Die Regelungen zur Inhaftierung von Schutzsuchenden sind Bestandteil des im Juni letzten Jahres verabschiedeten Gesetzespakets zum Europäischen Asylsystem. Mehr Beachtung als notwendige Änderungen an diesem sollte am Dienstag das von Friedrich bereits mehrfach vorgebrachte Thema der sogenannten »Armutszuwanderung« erhalten. Die EU-Kommission reagierte nun mit zweierlei: Sie präsentierte einen Aktionsplan zur Unterstützung der EU-Staaten bei der Bekämpfung von Zweckehen und zur einfacheren Ermittlung der Wohnsitze der Einwanderer. Zudem soll Geld aus dem Europäischen Sozialfonds ab 2014 verstärkt in die soziale Integration und den Kampf gegen Armut gesteckt werden.

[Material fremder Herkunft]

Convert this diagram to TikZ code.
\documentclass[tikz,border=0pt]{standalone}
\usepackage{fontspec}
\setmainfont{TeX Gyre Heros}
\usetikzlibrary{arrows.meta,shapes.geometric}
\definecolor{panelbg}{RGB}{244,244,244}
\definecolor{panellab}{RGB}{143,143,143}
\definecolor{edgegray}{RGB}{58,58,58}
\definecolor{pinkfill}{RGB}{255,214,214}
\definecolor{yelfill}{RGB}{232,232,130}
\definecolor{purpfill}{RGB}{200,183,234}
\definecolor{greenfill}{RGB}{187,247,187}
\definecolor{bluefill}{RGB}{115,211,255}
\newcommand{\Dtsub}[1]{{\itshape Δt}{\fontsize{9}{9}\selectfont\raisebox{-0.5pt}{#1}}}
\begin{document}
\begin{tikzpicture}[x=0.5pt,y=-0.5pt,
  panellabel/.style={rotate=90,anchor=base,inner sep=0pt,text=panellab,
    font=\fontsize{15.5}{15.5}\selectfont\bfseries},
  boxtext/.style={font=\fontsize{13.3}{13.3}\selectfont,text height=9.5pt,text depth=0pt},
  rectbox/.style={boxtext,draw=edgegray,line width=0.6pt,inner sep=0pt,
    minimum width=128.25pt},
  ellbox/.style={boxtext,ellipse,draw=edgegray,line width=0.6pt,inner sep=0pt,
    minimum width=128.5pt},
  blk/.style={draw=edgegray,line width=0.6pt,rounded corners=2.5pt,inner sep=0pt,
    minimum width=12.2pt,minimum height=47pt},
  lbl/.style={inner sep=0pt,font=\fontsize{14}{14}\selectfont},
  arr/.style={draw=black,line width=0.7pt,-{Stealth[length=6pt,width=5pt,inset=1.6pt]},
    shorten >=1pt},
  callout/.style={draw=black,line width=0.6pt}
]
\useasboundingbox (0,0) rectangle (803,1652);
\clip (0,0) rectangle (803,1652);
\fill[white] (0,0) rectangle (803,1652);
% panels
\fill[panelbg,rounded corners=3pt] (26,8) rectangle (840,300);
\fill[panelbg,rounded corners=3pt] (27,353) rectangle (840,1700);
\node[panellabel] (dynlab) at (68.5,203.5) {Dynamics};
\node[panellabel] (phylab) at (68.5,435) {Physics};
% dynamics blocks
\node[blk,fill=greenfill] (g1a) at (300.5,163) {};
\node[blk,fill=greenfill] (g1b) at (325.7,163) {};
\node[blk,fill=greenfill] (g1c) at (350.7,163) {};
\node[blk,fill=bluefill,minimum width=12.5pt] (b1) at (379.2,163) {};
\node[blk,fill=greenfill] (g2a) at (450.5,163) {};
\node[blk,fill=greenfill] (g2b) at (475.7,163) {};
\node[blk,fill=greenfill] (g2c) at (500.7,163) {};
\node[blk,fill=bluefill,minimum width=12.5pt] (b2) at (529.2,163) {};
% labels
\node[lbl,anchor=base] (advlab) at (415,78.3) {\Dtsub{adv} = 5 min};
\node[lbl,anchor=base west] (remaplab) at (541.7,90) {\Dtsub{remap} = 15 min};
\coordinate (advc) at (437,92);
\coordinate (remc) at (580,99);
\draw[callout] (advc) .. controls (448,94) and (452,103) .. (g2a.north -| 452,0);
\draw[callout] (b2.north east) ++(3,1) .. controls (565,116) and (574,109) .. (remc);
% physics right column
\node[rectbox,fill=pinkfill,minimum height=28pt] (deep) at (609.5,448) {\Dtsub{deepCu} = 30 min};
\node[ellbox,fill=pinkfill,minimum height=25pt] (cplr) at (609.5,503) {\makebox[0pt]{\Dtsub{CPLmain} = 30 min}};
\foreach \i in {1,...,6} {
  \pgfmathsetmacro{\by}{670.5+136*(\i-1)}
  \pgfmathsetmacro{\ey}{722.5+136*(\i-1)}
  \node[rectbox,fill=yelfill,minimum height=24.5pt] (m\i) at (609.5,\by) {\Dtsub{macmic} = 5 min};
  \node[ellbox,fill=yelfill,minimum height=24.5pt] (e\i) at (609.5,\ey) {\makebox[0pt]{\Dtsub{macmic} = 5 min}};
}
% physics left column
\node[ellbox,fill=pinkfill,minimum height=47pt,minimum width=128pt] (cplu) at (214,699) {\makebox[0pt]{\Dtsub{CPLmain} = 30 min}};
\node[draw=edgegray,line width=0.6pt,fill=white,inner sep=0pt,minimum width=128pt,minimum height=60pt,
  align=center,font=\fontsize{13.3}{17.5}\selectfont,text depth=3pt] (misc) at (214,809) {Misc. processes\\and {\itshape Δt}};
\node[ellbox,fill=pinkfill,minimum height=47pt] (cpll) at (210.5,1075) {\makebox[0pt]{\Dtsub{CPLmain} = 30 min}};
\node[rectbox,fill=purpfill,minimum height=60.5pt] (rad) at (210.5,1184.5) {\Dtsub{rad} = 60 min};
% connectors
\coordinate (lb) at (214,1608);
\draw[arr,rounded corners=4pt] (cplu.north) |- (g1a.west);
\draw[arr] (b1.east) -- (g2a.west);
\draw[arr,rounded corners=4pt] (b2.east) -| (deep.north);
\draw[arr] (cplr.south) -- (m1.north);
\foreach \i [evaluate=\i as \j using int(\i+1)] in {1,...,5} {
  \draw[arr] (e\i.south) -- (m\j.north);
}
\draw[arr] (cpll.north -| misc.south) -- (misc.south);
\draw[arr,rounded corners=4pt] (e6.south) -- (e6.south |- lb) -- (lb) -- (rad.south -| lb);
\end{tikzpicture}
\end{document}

Die Präsentation der der »Frankfurter Allgemeinen Zeitung« vorliegenden Studie des Sozialkommissars László Andor zur Bedeutung des Zuzugs aus Osteuropa blieb Brüssel dagegen noch schuldig. Friedrichs Äußerungen über vermeintlichen Missbrauch der Freizügigkeit werden in dem Bericht nicht bestätigt. Der Anteil der EU-Zuwanderer habe sich im vergangenen Jahrzehnt zwar von 1,3 Prozent auf 2,6 Prozent der EU-Bevölkerung verdoppelt. Zugleich ist der Anteil der nicht arbeitenden Zuwanderer innerhalb der EU zwischen 2005 und 2012 aber von 47 auf 33 Prozent gesunken.